Jun 27 2005
New mutant viruses responsible for gastroenteritis outbreaks in New South Wales in recent times have been identified by research published in Emerging Infectious Diseases, a journal of the US Centers for Disease Control.
Known as recombinant noroviruses, they are thought to be one of the reasons for a five-fold increase in infectious gastroenteritis cases in the period 2000 - 2003 (see Table 1, p2). Noroviruses cause up to 90 per cent of infectious gastroenteritis cases globally each year.
Last year - 2004 - there were well over 10,000 NSW cases of infectious gastroenteritis. Outbreaks in recent years were reported at a Sydney children’s hospital (February 2002), a Sydney aged care facility (September, 2002), a Picton aged care facility (July 2003) and in Wagga Wagga (October 2003).
Viral gastroenteritis is a common infection of the stomach and intestines that results in vomiting and diarrhoea. Other symptoms can include nausea, fever, abdominal pain, headache and muscle aches. Non-viral causes of gastroenteritis include bacteria, toxins, parasites and some non-infectious diseases.
Spread by air, water and personal contact, noroviruses are highly contagious and can survive in food, water and the environment for long periods, according to University of New South Wales virologist, Dr Peter White, one of the research authors.
“An inoculum of as few as 10 viral particles is enough to infect an individual,” says Dr White. “The virus can be spread by person-to-person contact, for example shaking hands with someone who has been sick and has the virus on their hands. It can also be picked up from contaminated surfaces, food or drink, and it’s possible that infection can spread through aerosol particles when people vomit,” he says.
The research team made four new findings:
- they “genetically fingerprinted” ten main types of mutant (or recombinant) norovirus from among hundreds of known varieties of noroviruses from around the world.
- they isolated four of these main types in the greater Sydney region.
- two of the main types found in Sydney are new forms of the virus never identified before.
- they located the “break-point” within the viruses’ genetic code where the viruses mutated by swapping part of their genome.

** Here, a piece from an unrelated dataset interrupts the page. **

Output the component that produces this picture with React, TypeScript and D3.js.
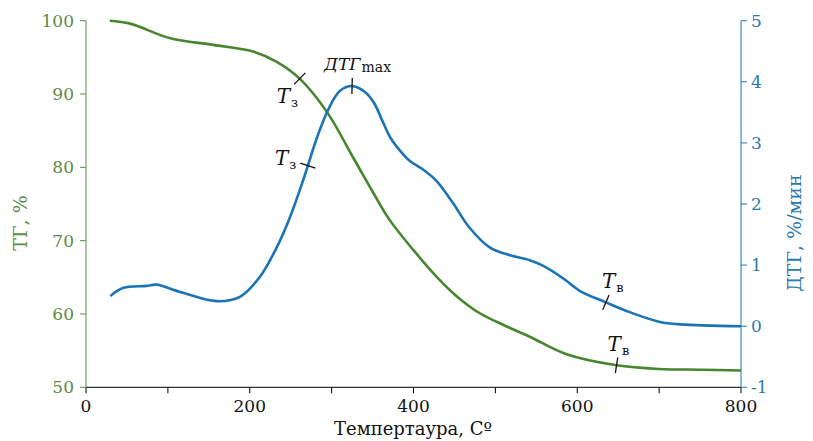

“Viral recombination refers to a virus’s ability to swap parts of it genetic material with another related virus,” says the study’s lead author and UNSW PhD candidate, Ms Rowena Bull.
“This can happen when a person is infected with two forms of the norovirus at once. It’s how viruses create diversity in their genome and gives them a better chance of spreading and surviving in different host environments,” Ms Bull says.
The genetic diversity of noroviruses is now known to be much greater than was thought when the first strain was discovered some 30 years ago.
According to the US Canters for Disease Control and Prevention, the known host range of noroviruses is also greater than previously thought with novel strains recently identified in mice, cows, pigs and humans.
Public health experts have been puzzled by the periodic emergence of new strains of the norovirus, which causes rapid-fire outbreaks of gastroenteritis across the globe before suddenly vanishing again.
Outbreaks of viral gastroenteritis increase in winter and are common in families and group settings including nursing homes, hospitals, childcare centres and schools, according to the NSW Health Department.
Recent evidence suggests that susceptibility to infection might be genetically determined, with people of O blood group being at greatest risk for severe infection.
Noroviruses are named after the original strain “Norwalk virus,” which caused an outbreak of gastroenteritis in a school in Norwalk, Ohio, in 1968.